Entering the center of the Grand Hall of Farre the next day, the group finds Ventoux, Chapek's teacher and maestro. He tells Nobita and the others that the planet of Mushka was consumed by the Noise after private musical performances were banned. Nobita then realizes that his temporary stop of music is what attracted the Noise to Earth in the first place. In order to save Earth from the Noise, the group obtains the whistle of Mushka. Micka tries to play the whistle but realizes that a few of her notes are missing. However Nobita's recorder mishaps fill in the last notes needed to power the Grand Hall of Farre.

With the spacecraft fully operational, Nobita's friends and the other Mushka musicians play a music composed by Chapek known as "Earth Symphony" to battle Noise. However, Noise flings Nobita and the others into outer space, where he realizes that no one can hear in outer space.

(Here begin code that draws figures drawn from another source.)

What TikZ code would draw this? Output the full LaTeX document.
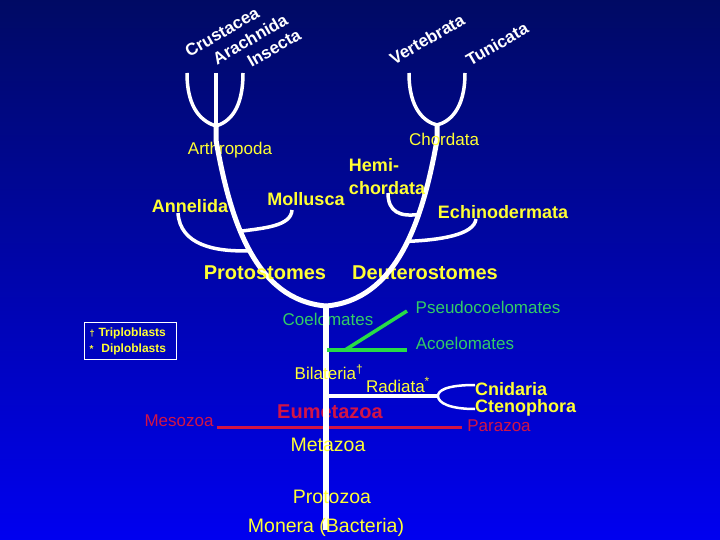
\documentclass[tikz,border=0pt]{standalone}
\usepackage{fontspec}
\setmainfont{Liberation Sans}
\usetikzlibrary{positioning}

\definecolor{navy}{RGB}{0,10,100}
\definecolor{midblue}{RGB}{0,0,215}
\definecolor{slideblue}{RGB}{0,0,240}
\definecolor{labyellow}{RGB}{255,255,51}
\definecolor{labgreen}{RGB}{51,204,102}
\definecolor{linegreen}{RGB}{40,220,70}
\definecolor{labred}{RGB}{210,20,70}
\newcommand{\fsz}[1]{\fontsize{#1}{#1}\selectfont}

\begin{document}
\begin{tikzpicture}[x=1pt,y=-1pt,
  br/.style={white,line width=3.5pt},
  stem/.style={white,line width=5pt},
  trunkline/.style={white,line width=6pt},
  gline/.style={linegreen,line width=3.5pt},
  rline/.style={labred,line width=3pt},
  toplab/.style={text=white,font=\bfseries\fsz{17},rotate=30,inner sep=0pt},
  blab/.style={text=labyellow,font=\bfseries\fsz{18},inner sep=0pt},
  ylab/.style={text=labyellow,font=\fsz{17},inner sep=0pt},
  biglab/.style={text=labyellow,font=\bfseries\fsz{20},inner sep=0pt},
  baselab/.style={text=labyellow,font=\fsz{19.5},inner sep=0pt},
  glab/.style={text=labgreen,font=\fsz{17},inner sep=0pt},
  redlab/.style={text=labred,font=\fsz{17},inner sep=0pt},
  keybox/.style={draw=white,line width=0.8pt,text=labyellow,
    font=\bfseries\fontsize{12}{16}\selectfont,align=left,
    text width=82pt,inner xsep=5pt,minimum height=37pt}]
  \useasboundingbox (0,0) rectangle (720,540);
  \shade[top color=navy,middle color=midblue,bottom color=slideblue]
    (0,0) rectangle (720,540);

  % junctions and free ends
  \coordinate (jArth) at (216,126);
  \coordinate (jChor) at (437,125);
  \coordinate (root) at (326,306);
  \coordinate (base) at (326,530);
  \coordinate (tCrus) at (187,73);
  \coordinate (tArach) at (216,73);
  \coordinate (tInsec) at (243,73);
  \coordinate (tVert) at (409,73);
  \coordinate (tTuni) at (465,73);
  \coordinate (tAnne) at (178,213);
  \coordinate (tMoll) at (292,210);
  \coordinate (tHemi) at (388,193);
  \coordinate (tEchi) at (476,219);
  \coordinate (acoJ) at (327,350);
  \coordinate (acoE) at (407,350);
  \coordinate (psJ) at (345,350);
  \coordinate (psE) at (407,311);
  \coordinate (radJ) at (326,396);
  \coordinate (radE) at (438,396);
  \coordinate (cnE) at (475,385);
  \coordinate (ctE) at (475,409);
  \coordinate (redL) at (217,427);
  \coordinate (redR) at (462,427);

  % labels under the lines
  \node[ylab] (arth) at (230,150) {Arthropoda};
  \node[biglab] (deut) at (425,273) {Deuterostomes};
  \node[glab] (coel) at (328,319) {Coelomates};
  \node[text=labred,font=\bfseries\fsz{20},inner sep=0pt] (eume) at (330,412) {Eumetazoa};

  \draw[rline] (redL) -- (redR);
  \draw[trunkline] (root) -- (base);

  % arthropod and chordate forks
  \draw[br] (tCrus) .. controls (187,110) and (203,122) .. (jArth);
  \draw[br] (tArach) -- (jArth);
  \draw[br] (tInsec) .. controls (243,110) and (229,122) .. (jArth);
  \draw[br] (tVert) .. controls (409,110) and (425,122) .. (jChor);
  \draw[br] (tTuni) .. controls (465,110) and (449,122) .. (jChor);

  % protostome and deuterostome arms
  \draw[stem] (jArth) -- (216,140) .. controls (230,220) and (255,300) .. (root)
    coordinate[pos=0.4] (jMoll) coordinate[pos=0.5] (jAnne);
  \draw[stem] (jChor) -- (437,140) .. controls (422,225) and (395,300) .. (root)
    coordinate[pos=0.31] (jHemi) coordinate[pos=0.44] (jEchi);
  \draw[br] (tAnne) .. controls (180,245) and (215,252) .. (jAnne);
  \draw[br] (tMoll) .. controls (291,226) and (265,228) .. (jMoll);
  \draw[br] (tHemi) .. controls (388,212) and (400,217) .. (jHemi);
  \draw[br] (tEchi) .. controls (474,235) and (440,240) .. (jEchi);

  \draw[gline] (acoJ) -- (acoE);
  \draw[gline] (psJ) -- (psE);

  \draw[br] (radJ) -- (radE);
  \draw[white,line width=2.5pt] (cnE) .. controls (445,385) and (438,391) .. (radE)
    .. controls (438,403) and (450,409) .. (ctE);

  % labels over the lines
  \node[toplab] (crus) at (222,32) {Crustacea};
  \node[toplab] (arach) at (250,39) {Arachnida};
  \node[toplab] (insec) at (274,48) {Insecta};
  \node[toplab] (vert) at (427,39) {Vertebrata};
  \node[toplab] (tuni) at (497,44) {Tunicata};

  \node[ylab] (chor) at (444,139) {Chordata};
  \node[blab,align=left,font=\bfseries\fontsize{18}{23}\selectfont] (hemi) at (387,177) {Hemi-\\chordata};
  \node[blab] (moll) at (306,199) {Mollusca};
  \node[blab] (anne) at (190,206) {Annelida};
  \node[blab] (echi) at (503,212) {Echinodermata};
  \node[biglab] (proto) at (265,273) {Protostomes};

  \node[glab] (pseu) at (488,307) {Pseudocoelomates};
  \node[glab] (acoe) at (465,343) {Acoelomates};

  \node[keybox] (key) at (130.5,341) {{\fsz{9}†}~Triploblasts\\{\fsz{10}*}~~Diploblasts};

  \node[ylab] (bila) at (329,372) {Bilateria\textsuperscript{†}};
  \node[ylab] (radi) at (398,385) {Radiata\textsuperscript{*}};
  \node[blab,anchor=west] (cnid) at (475,389) {Cnidaria};
  \node[blab,anchor=west] (cten) at (475,408) {Ctenophora};

  \node[redlab] (meso) at (179,421) {Mesozoa};
  \node[redlab] (para) at (499,426) {Parazoa};

  \node[baselab] (meta) at (328,445) {Metazoa};
  \node[baselab] (prot) at (332,497) {Protozoa};
  \node[baselab] (mone) at (326,527) {Monera (Bacteria)};
\end{tikzpicture}
\end{document}
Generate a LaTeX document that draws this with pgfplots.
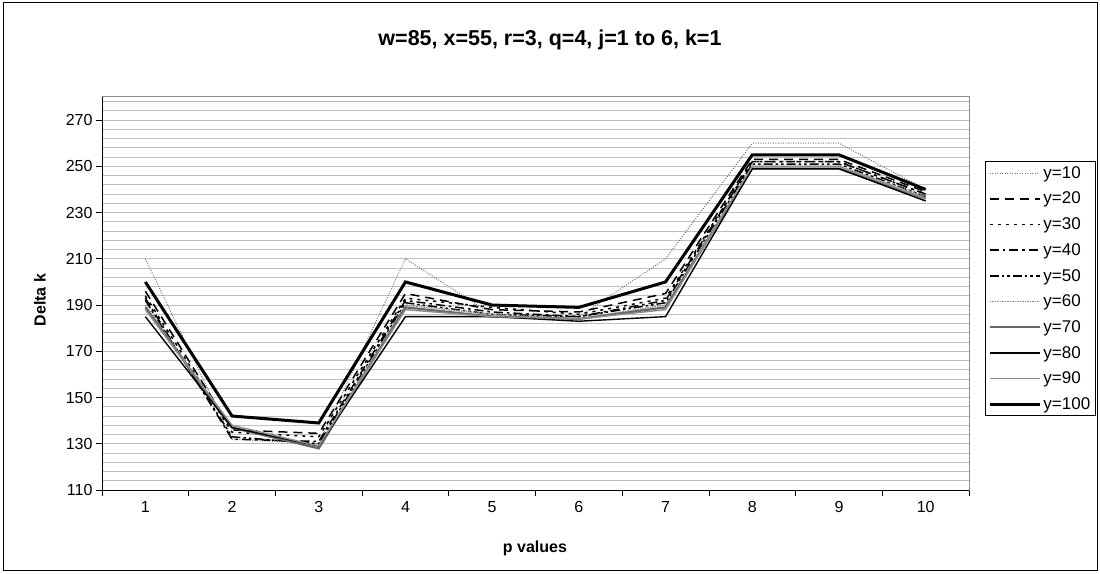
\documentclass[border=0pt]{standalone}
\usepackage{pgfplots}
\pgfplotsset{compat=1.18}
\usepackage{pgfplotstable}
\usepackage{fontspec}
\setmainfont{Liberation Sans}
\pgfplotstableread{
p y10 y20 y30 y40 y50 y60 y70 y80 y90 y100
1 210 196 194 193 192 190 189 185 188 200
2 132 136 135 132 133 137 137 137 138 142
3 130 134.5 133 131 130 129 128 129 129 139
4 210 195 193 192 191 190 189 185 188 200
5 186 188 189 187 186 186 185 185 185 190
6 185 187 186 185 185 184 184 183 184 189
7 210 195 193 192 191 190 189 185 188 200
8 260 253 252 252 251 250 249 249 250 255
9 260 253 252 252 251 250 249 249 250 255
10 240 239 238 238 237 237 236 235 236 240
}\datatable
\begin{document}
\begin{tikzpicture}
\useasboundingbox (0,0) rectangle (1100pt,573pt);
\draw[black, line width=1pt] (3pt,3pt) rectangle (1097pt,570pt);
\begin{axis}[
  at={(102pt,83pt)}, anchor=south west,
  scale only axis, width=867pt, height=393pt,
  xmin=0.5, xmax=10.5, ymin=110, ymax=280,
  xtick={0.5,1.5,...,10.5},
  xticklabels={1,2,3,4,5,6,7,8,9,10},
  x tick label as interval,
  ytick={110,130,...,270},
  minor ytick={114,118,...,278},
  xtick pos=bottom, ytick pos=left,
  ymajorgrids, yminorgrids,
  major grid style={draw=black!25, line width=1pt},
  minor grid style={draw=black!25, line width=1pt},
  minor tick length=0pt,
  tick align=outside, major tick length=6pt,
  tick style={black, line width=0.8pt},
  axis line style={draw=black!45, line width=1pt},
  /pgf/number format/assume math mode=true,
  ticklabel style={font=\fontsize{16}{18}\selectfont},
  xticklabel style={yshift=-2pt},
  legend style={at={(1.0185,0.837)}, anchor=north west, draw=black, line width=0.8pt,
    font=\fontsize{17}{19}\selectfont, row sep=8.3pt, inner xsep=3pt, inner ysep=3pt,
    cells={anchor=west}},
  legend cell align=left,
  legend image code/.code={\draw (0pt,0pt) -- (50pt,0pt);},
]
\addplot[black!55, line width=1pt, dash pattern=on 1pt off 1.5pt] table[x=p,y=y10] {\datatable};
\addlegendentry{y=10}
\addplot[black, line width=1.5pt, dash pattern=on 9pt off 6pt] table[x=p,y=y20] {\datatable};
\addlegendentry{y=20}
\addplot[black, line width=1.5pt, dash pattern=on 3pt off 5pt] table[x=p,y=y30] {\datatable};
\addlegendentry{y=30}
\addplot[black, line width=1.5pt, dash pattern=on 9pt off 4pt on 2.5pt off 4pt] table[x=p,y=y40] {\datatable};
\addlegendentry{y=40}
\addplot[black, line width=1.5pt, dash pattern=on 9pt off 3pt on 2.5pt off 3pt on 2.5pt off 3pt] table[x=p,y=y50] {\datatable};
\addlegendentry{y=50}
\addplot[black!45, line width=1.6pt, dash pattern=on 1.5pt off 1pt] table[x=p,y=y60] {\datatable};
\addlegendentry{y=60}
\addplot[black!60, line width=2.2pt] table[x=p,y=y70] {\datatable};
\addlegendentry{y=70}
\addplot[black, line width=1.4pt] table[x=p,y=y80] {\datatable};
\addlegendentry{y=80}
\addplot[black!45, line width=1.4pt] table[x=p,y=y90] {\datatable};
\addlegendentry{y=90}
\addplot[black, line width=3pt] table[x=p,y=y100] {\datatable};
\addlegendentry{y=100}
\draw[black, line width=1pt] (rel axis cs:0,1) -- (rel axis cs:0,0) -- (rel axis cs:1,0);
\end{axis}
\node[font=\fontsize{21.5}{24}\selectfont\bfseries] at (550pt,533pt) {w=85, x=55, r=3, q=4, j=1 to 6, k=1};
\node[font=\fontsize{16}{18}\selectfont\bfseries, rotate=90] at (40pt,273pt) {Delta k};
\node[font=\fontsize{16}{18}\selectfont\bfseries] at (535pt,25pt) {p values};
\end{tikzpicture}
\end{document}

However, a gadget by Doraemon that changes space and time activates by accident, causing a parameter of Earth to be within the confines of Nobita's bathroom. With this, the group, along with the rest of Earth, successfully defeat Noise.

Nobita and his friends bid farewell to Mikka and the residents of the Grand Hall of Farre. Chapek later informs Micka that their performance signaled another nearby ship of dislocated Mushka people their location. Meanwhile, Nobita and the others play their recorders at the autumn recital, with Nobita playing his instrument better than before.

== Cast ==

| Character | Japanese voice actor |
|---|---|
| Doraemon | Wasabi Mizuta |
| Nobita Nobi | Megumi Ōhara |
| Shizuka Minamoto | Yumi Kakazu |
| Takeshi "Gian" Gōda | Subaru Kimura |
| Suneo Honekawa | Tomokazu Seki |
| Miina | Kyoko Yoshine |
| Mikka | Riana Hirano |
| Chappeku | Kokoro Kikuchi |
| Maestro Vento | Kōji Kikkawa |
| Wakner | Kanji Ishimaru |
| Mozzel | Mutsumi Tamura |
| Takiren | Chō |
| Music Teacher ParoParo | Aoi Yūki |
| Tamako Nobi (Nobita's mother) | Kotono Mitsuishi |
| Nobisuke Nobi (Nobita's father) | Yasunori Matsumoto |
| Teacher | Wataru Takagi |
| Hidetoshi Dekisugi | Shihoko Hagino |

== Staff ==
- Original: Fujiko F. Fujio
- Director: Kazuaki Imai
- Screenplay: Teruko Utsumi
- Music: Takayuki Hattori
- Production companies: Shin-Ei Animation, TV Asahi and ADK

== Soundtrack ==
The theme song is "Time Paradox" by Vaundy.

== Production ==
=== Scenario setting ===
Kazuaki Imai stated that he got the idea for the story of the film during the lockdown period of the COVID-19 pandemic. He said, "When I finished directing my previous work "New Dinosaur," the world had changed in an unexpected way due to the pandemic caused by the novel coronavirus. Children were more stressed when the human nature of direct contact and interaction was restricted. One day, I felt emotional when I saw my son, who was stuck at home, singing loudly while watching TV. It was a programme that connected each performer remotely and performed one song while the concert could not be held. At the same time as I was struck by the power of music, the image of children going on a big adventure in the world of music with Doraemon began to swell in my head."

==Reception==
===Box office===
At the box office, Doraemon the Movie: Nobita's Earth Symphony made $4,366,266 on its opening day and grossed $46,704,773 worldwide. The film grossed ¥4.31 billion ($27.42 million) in Japan, making it the ninth highest-grossing domestic film of 2024.